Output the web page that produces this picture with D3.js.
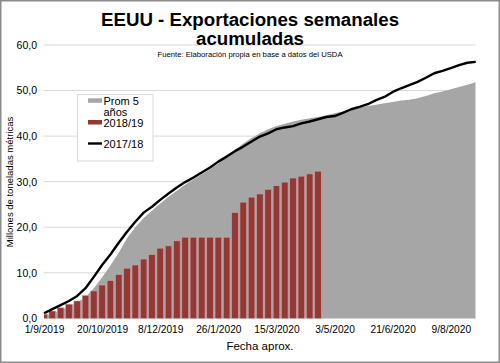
<!DOCTYPE html>
<html>
<head>
<meta charset="utf-8">
<script src="https://cdn.jsdelivr.net/npm/d3@7"></script>
<style>
  body { margin: 0; background: #fff; }
  svg { font-family: "Liberation Sans", Arial, sans-serif; display: block; }
</style>
</head>
<body>
<div id="chart-area"></div>
<script>
// weekly series, week 0 = 1/9/2019
var xLabels = ["1/9/2019", "20/10/2019", "8/12/2019", "26/1/2020", "15/3/2020", "3/5/2020", "21/6/2020", "9/8/2020"];
var xTickIdx = [0, 7, 14, 21, 28, 35, 42, 49];
var yTicks = [0, 10, 20, 30, 40, 50, 60];

// Prom 5 anios (area)
var prom5 = [0.5, 1.1, 1.8, 2.6, 3.4, 4.7, 6.6, 9.0, 11.6, 14.4,
    17.6, 20.0, 22.0, 23.6, 25.2, 26.7, 28.0, 29.3, 30.5, 31.6,
    32.7, 34.0, 35.3, 36.9, 38.4, 39.6, 40.6, 41.5, 42.2, 42.7,
    43.2, 43.6, 43.9, 44.2, 44.6, 45.0, 45.4, 45.9, 46.2, 46.6,
    46.9, 47.2, 47.5, 47.8, 48.0, 48.3, 48.8, 49.4, 49.8, 50.3,
    50.8, 51.3, 51.8];

// 2018/19 (bars)
var s1819 = [0.9, 1.6, 2.3, 3.1, 3.8, 5.0, 6.0, 7.3, 8.3, 9.6,
    11.0, 11.7, 13.0, 14.0, 15.4, 15.9, 17.0, 17.8, 17.8, 17.8,
    17.8, 17.8, 17.8, 23.2, 25.5, 26.6, 27.3, 28.3, 29.1, 29.9,
    30.8, 31.2, 31.7, 32.3];

// 2017/18 (line)
var s1718 = [1.1, 2.0, 2.9, 3.8, 4.9, 6.6, 9.1, 11.7, 14.0, 16.6,
    19.0, 21.2, 23.2, 24.5, 26.0, 27.4, 28.7, 29.9, 30.9, 32.0,
    33.1, 34.4, 35.5, 36.7, 37.7, 38.8, 39.9, 40.6, 41.5, 41.9,
    42.2, 42.8, 43.2, 43.7, 44.2, 44.4, 45.1, 45.9, 46.4, 47.0,
    47.9, 48.6, 49.7, 50.5, 51.2, 51.9, 52.8, 53.8, 54.3, 54.9,
    55.6, 56.1, 56.3];

var W = 500, H = 363;
var svg = d3.select("#chart-area").append("svg")
    .attr("width", W)
    .attr("height", H);

// outer frame
svg.append("rect")
    .attr("x", 0.75).attr("y", 0.75)
    .attr("width", W - 1.5).attr("height", H - 1.5)
    .attr("fill", "#fff")
    .attr("stroke", "#8c8c8c")
    .attr("stroke-width", 1.5);

var x = d3.scaleLinear().domain([0, 52]).range([44, 475.7]);
var y = d3.scaleLinear().domain([0, 60]).range([318.3, 45]);

// gridlines
svg.append("g")
    .selectAll("line")
    .data(yTicks).enter()
    .append("line")
        .attr("x1", 43.5).attr("x2", 475.7)
        .attr("y1", function(d) { return y(d); })
        .attr("y2", function(d) { return y(d); })
        .attr("stroke", "#d9d9d9")
        .attr("stroke-width", 1);

// y axis labels
var yAxis = svg.append("g")
    .attr("transform", "translate(37 0)")
    .call(d3.axisLeft(y).tickValues(yTicks).tickSize(0).tickPadding(0)
        .tickFormat(function(d) { return d3.format(".1f")(d).replace(".", ","); }));
yAxis.select(".domain").remove();
yAxis.selectAll("text")
    .attr("font-family", "Liberation Sans, Arial, sans-serif")
    .attr("font-size", 10.5)
    .attr("fill", "#000");

// x axis labels
var xAxis = svg.append("g")
    .attr("transform", "translate(0 326)")
    .call(d3.axisBottom(x).tickValues(xTickIdx).tickSize(0).tickPadding(0)
        .tickFormat(function(d, i) { return xLabels[i]; }));
xAxis.select(".domain").remove();
xAxis.selectAll("text")
    .attr("font-family", "Liberation Sans, Arial, sans-serif")
    .attr("font-size", 10.2)
    .attr("fill", "#000");

// clip to the plot area
svg.append("clipPath").attr("id", "plot-clip")
    .append("rect")
    .attr("x", 44).attr("y", 40)
    .attr("width", 475.7 - 44).attr("height", 280);

var plot = svg.append("g").attr("clip-path", "url(#plot-clip)");

// area
var area = d3.area()
    .x(function(d, i) { return x(i); })
    .y0(y(0))
    .y1(function(d) { return y(d); });
plot.append("path")
    .datum(prom5)
    .attr("d", area)
    .attr("fill", "#a6a6a6");

// bars
var barW = 6.6;
plot.selectAll(".bar")
    .data(s1819).enter()
    .append("rect")
        .attr("class", "bar")
        .attr("x", function(d, i) { return x(i) - barW / 2; })
        .attr("y", function(d) { return y(d); })
        .attr("width", barW)
        .attr("height", function(d) { return y(0) - y(d); })
        .attr("fill", "#953735")
        .attr("stroke", "#c4a3a2")
        .attr("stroke-width", 0.6);

// line
var line = d3.line()
    .x(function(d, i) { return x(i); })
    .y(function(d) { return y(d); });
svg.append("path")
    .datum(s1718)
    .attr("d", line)
    .attr("fill", "none")
    .attr("stroke", "#000")
    .attr("stroke-width", 2.4)
    .attr("stroke-linejoin", "round");

// legend
var lg = svg.append("g");
lg.append("rect")
    .attr("x", 77.5).attr("y", 94.5)
    .attr("width", 75.5).attr("height", 66.5)
    .attr("fill", "#fff")
    .attr("stroke", "#d9d9d9");
lg.append("rect").attr("x", 88).attr("y", 98.3).attr("width", 14).attr("height", 4.5).attr("fill", "#a6a6a6");
lg.append("rect").attr("x", 88).attr("y", 120).attr("width", 14).attr("height", 4.5).attr("fill", "#953735");
lg.append("line").attr("x1", 88).attr("x2", 102).attr("y1", 143.5).attr("y2", 143.5)
    .attr("stroke", "#000").attr("stroke-width", 2.4);
var legendText = [["Prom 5", 104.5], ["años", 115.5], ["2018/19", 127], ["2017/18", 147.5]];
lg.selectAll("text.lg")
    .data(legendText).enter()
    .append("text")
        .attr("class", "lg")
        .attr("x", 103.5)
        .attr("y", function(d) { return d[1]; })
        .attr("font-size", 11)
        .text(function(d) { return d[0]; });

// titles
svg.append("text")
    .attr("x", 250).attr("y", 25.5)
    .attr("text-anchor", "middle")
    .attr("font-size", 18.7)
    .attr("font-weight", "bold")
    .text("EEUU - Exportaciones semanales");
svg.append("text")
    .attr("x", 250).attr("y", 45)
    .attr("text-anchor", "middle")
    .attr("font-size", 18.7)
    .attr("font-weight", "bold")
    .text("acumuladas");
svg.append("text")
    .attr("x", 250).attr("y", 57)
    .attr("text-anchor", "middle")
    .attr("font-size", 7.7)
    .text("Fuente: Elaboración propia en base a datos del USDA");

// axis titles
svg.append("text")
    .attr("transform", "translate(13 182) rotate(-90)")
    .attr("text-anchor", "middle")
    .attr("font-size", 9.5)
    .text("Millones de toneladas  métricas");
svg.append("text")
    .attr("x", 260).attr("y", 349.5)
    .attr("text-anchor", "middle")
    .attr("font-size", 11.5)
    .text("Fecha aprox.");
</script>
</body>
</html>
————————
#### EXERCISE INSTRUCTIONS
Are you able to set down all the lines above exactly, without any pictures?

#### WRITTEN SOLUTION
Output the web page that produces this picture with D3.js.
<!DOCTYPE html>
<html>
<head>
<meta charset="utf-8">
<script src="https://cdn.jsdelivr.net/npm/d3@7"></script>
<style>
  body { margin: 0; background: #fff; }
  svg { font-family: "Liberation Sans", Arial, sans-serif; display: block; }
</style>
</head>
<body>
<div id="chart-area"></div>
<script>
// weekly series, week 0 = 1/9/2019
var xLabels = ["1/9/2019", "20/10/2019", "8/12/2019", "26/1/2020", "15/3/2020", "3/5/2020", "21/6/2020", "9/8/2020"];
var xTickIdx = [0, 7, 14, 21, 28, 35, 42, 49];
var yTicks = [0, 10, 20, 30, 40, 50, 60];

// Prom 5 anios (area)
var prom5 = [0.5, 1.1, 1.8, 2.6, 3.4, 4.7, 6.6, 9.0, 11.6, 14.4,
    17.6, 20.0, 22.0, 23.6, 25.2, 26.7, 28.0, 29.3, 30.5, 31.6,
    32.7, 34.0, 35.3, 36.9, 38.4, 39.6, 40.6, 41.5, 42.2, 42.7,
    43.2, 43.6, 43.9, 44.2, 44.6, 45.0, 45.4, 45.9, 46.2, 46.6,
    46.9, 47.2, 47.5, 47.8, 48.0, 48.3, 48.8, 49.4, 49.8, 50.3,
    50.8, 51.3, 51.8];

// 2018/19 (bars)
var s1819 = [0.9, 1.6, 2.3, 3.1, 3.8, 5.0, 6.0, 7.3, 8.3, 9.6,
    11.0, 11.7, 13.0, 14.0, 15.4, 15.9, 17.0, 17.8, 17.8, 17.8,
    17.8, 17.8, 17.8, 23.2, 25.5, 26.6, 27.3, 28.3, 29.1, 29.9,
    30.8, 31.2, 31.7, 32.3];

// 2017/18 (line)
var s1718 = [1.1, 2.0, 2.9, 3.8, 4.9, 6.6, 9.1, 11.7, 14.0, 16.6,
    19.0, 21.2, 23.2, 24.5, 26.0, 27.4, 28.7, 29.9, 30.9, 32.0,
    33.1, 34.4, 35.5, 36.7, 37.7, 38.8, 39.9, 40.6, 41.5, 41.9,
    42.2, 42.8, 43.2, 43.7, 44.2, 44.4, 45.1, 45.9, 46.4, 47.0,
    47.9, 48.6, 49.7, 50.5, 51.2, 51.9, 52.8, 53.8, 54.3, 54.9,
    55.6, 56.1, 56.3];

var W = 500, H = 363;
var svg = d3.select("#chart-area").append("svg")
    .attr("width", W)
    .attr("height", H);

// outer frame
svg.append("rect")
    .attr("x", 0.75).attr("y", 0.75)
    .attr("width", W - 1.5).attr("height", H - 1.5)
    .attr("fill", "#fff")
    .attr("stroke", "#8c8c8c")
    .attr("stroke-width", 1.5);

var x = d3.scaleLinear().domain([0, 52]).range([44, 475.7]);
var y = d3.scaleLinear().domain([0, 60]).range([318.3, 45]);

// gridlines
svg.append("g")
    .selectAll("line")
    .data(yTicks).enter()
    .append("line")
        .attr("x1", 43.5).attr("x2", 475.7)
        .attr("y1", function(d) { return y(d); })
        .attr("y2", function(d) { return y(d); })
        .attr("stroke", "#d9d9d9")
        .attr("stroke-width", 1);

// y axis labels
var yAxis = svg.append("g")
    .attr("transform", "translate(37 0)")
    .call(d3.axisLeft(y).tickValues(yTicks).tickSize(0).tickPadding(0)
        .tickFormat(function(d) { return d3.format(".1f")(d).replace(".", ","); }));
yAxis.select(".domain").remove();
yAxis.selectAll("text")
    .attr("font-family", "Liberation Sans, Arial, sans-serif")
    .attr("font-size", 10.5)
    .attr("fill", "#000");

// x axis labels
var xAxis = svg.append("g")
    .attr("transform", "translate(0 326)")
    .call(d3.axisBottom(x).tickValues(xTickIdx).tickSize(0).tickPadding(0)
        .tickFormat(function(d, i) { return xLabels[i]; }));
xAxis.select(".domain").remove();
xAxis.selectAll("text")
    .attr("font-family", "Liberation Sans, Arial, sans-serif")
    .attr("font-size", 10.2)
    .attr("fill", "#000");

// clip to the plot area
svg.append("clipPath").attr("id", "plot-clip")
    .append("rect")
    .attr("x", 44).attr("y", 40)
    .attr("width", 475.7 - 44).attr("height", 280);

var plot = svg.append("g").attr("clip-path", "url(#plot-clip)");

// area
var area = d3.area()
    .x(function(d, i) { return x(i); })
    .y0(y(0))
    .y1(function(d) { return y(d); });
plot.append("path")
    .datum(prom5)
    .attr("d", area)
    .attr("fill", "#a6a6a6");

// bars
var barW = 6.6;
plot.selectAll(".bar")
    .data(s1819).enter()
    .append("rect")
        .attr("class", "bar")
        .attr("x", function(d, i) { return x(i) - barW / 2; })
        .attr("y", function(d) { return y(d); })
        .attr("width", barW)
        .attr("height", function(d) { return y(0) - y(d); })
        .attr("fill", "#953735")
        .attr("stroke", "#c4a3a2")
        .attr("stroke-width", 0.6);

// line
var line = d3.line()
    .x(function(d, i) { return x(i); })
    .y(function(d) { return y(d); });
svg.append("path")
    .datum(s1718)
    .attr("d", line)
    .attr("fill", "none")
    .attr("stroke", "#000")
    .attr("stroke-width", 2.4)
    .attr("stroke-linejoin", "round");

// legend
var lg = svg.append("g");
lg.append("rect")
    .attr("x", 77.5).attr("y", 94.5)
    .attr("width", 75.5).attr("height", 66.5)
    .attr("fill", "#fff")
    .attr("stroke", "#d9d9d9");
lg.append("rect").attr("x", 88).attr("y", 98.3).attr("width", 14).attr("height", 4.5).attr("fill", "#a6a6a6");
lg.append("rect").attr("x", 88).attr("y", 120).attr("width", 14).attr("height", 4.5).attr("fill", "#953735");
lg.append("line").attr("x1", 88).attr("x2", 102).attr("y1", 143.5).attr("y2", 143.5)
    .attr("stroke", "#000").attr("stroke-width", 2.4);
var legendText = [["Prom 5", 104.5], ["años", 115.5], ["2018/19", 127], ["2017/18", 147.5]];
lg.selectAll("text.lg")
    .data(legendText).enter()
    .append("text")
        .attr("class", "lg")
        .attr("x", 103.5)
        .attr("y", function(d) { return d[1]; })
        .attr("font-size", 11)
        .text(function(d) { return d[0]; });

// titles
svg.append("text")
    .attr("x", 250).attr("y", 25.5)
    .attr("text-anchor", "middle")
    .attr("font-size", 18.7)
    .attr("font-weight", "bold")
    .text("EEUU - Exportaciones semanales");
svg.append("text")
    .attr("x", 250).attr("y", 45)
    .attr("text-anchor", "middle")
    .attr("font-size", 18.7)
    .attr("font-weight", "bold")
    .text("acumuladas");
svg.append("text")
    .attr("x", 250).attr("y", 57)
    .attr("text-anchor", "middle")
    .attr("font-size", 7.7)
    .text("Fuente: Elaboración propia en base a datos del USDA");

// axis titles
svg.append("text")
    .attr("transform", "translate(13 182) rotate(-90)")
    .attr("text-anchor", "middle")
    .attr("font-size", 9.5)
    .text("Millones de toneladas  métricas");
svg.append("text")
    .attr("x", 260).attr("y", 349.5)
    .attr("text-anchor", "middle")
    .attr("font-size", 11.5)
    .text("Fecha aprox.");
</script>
</body>
</html>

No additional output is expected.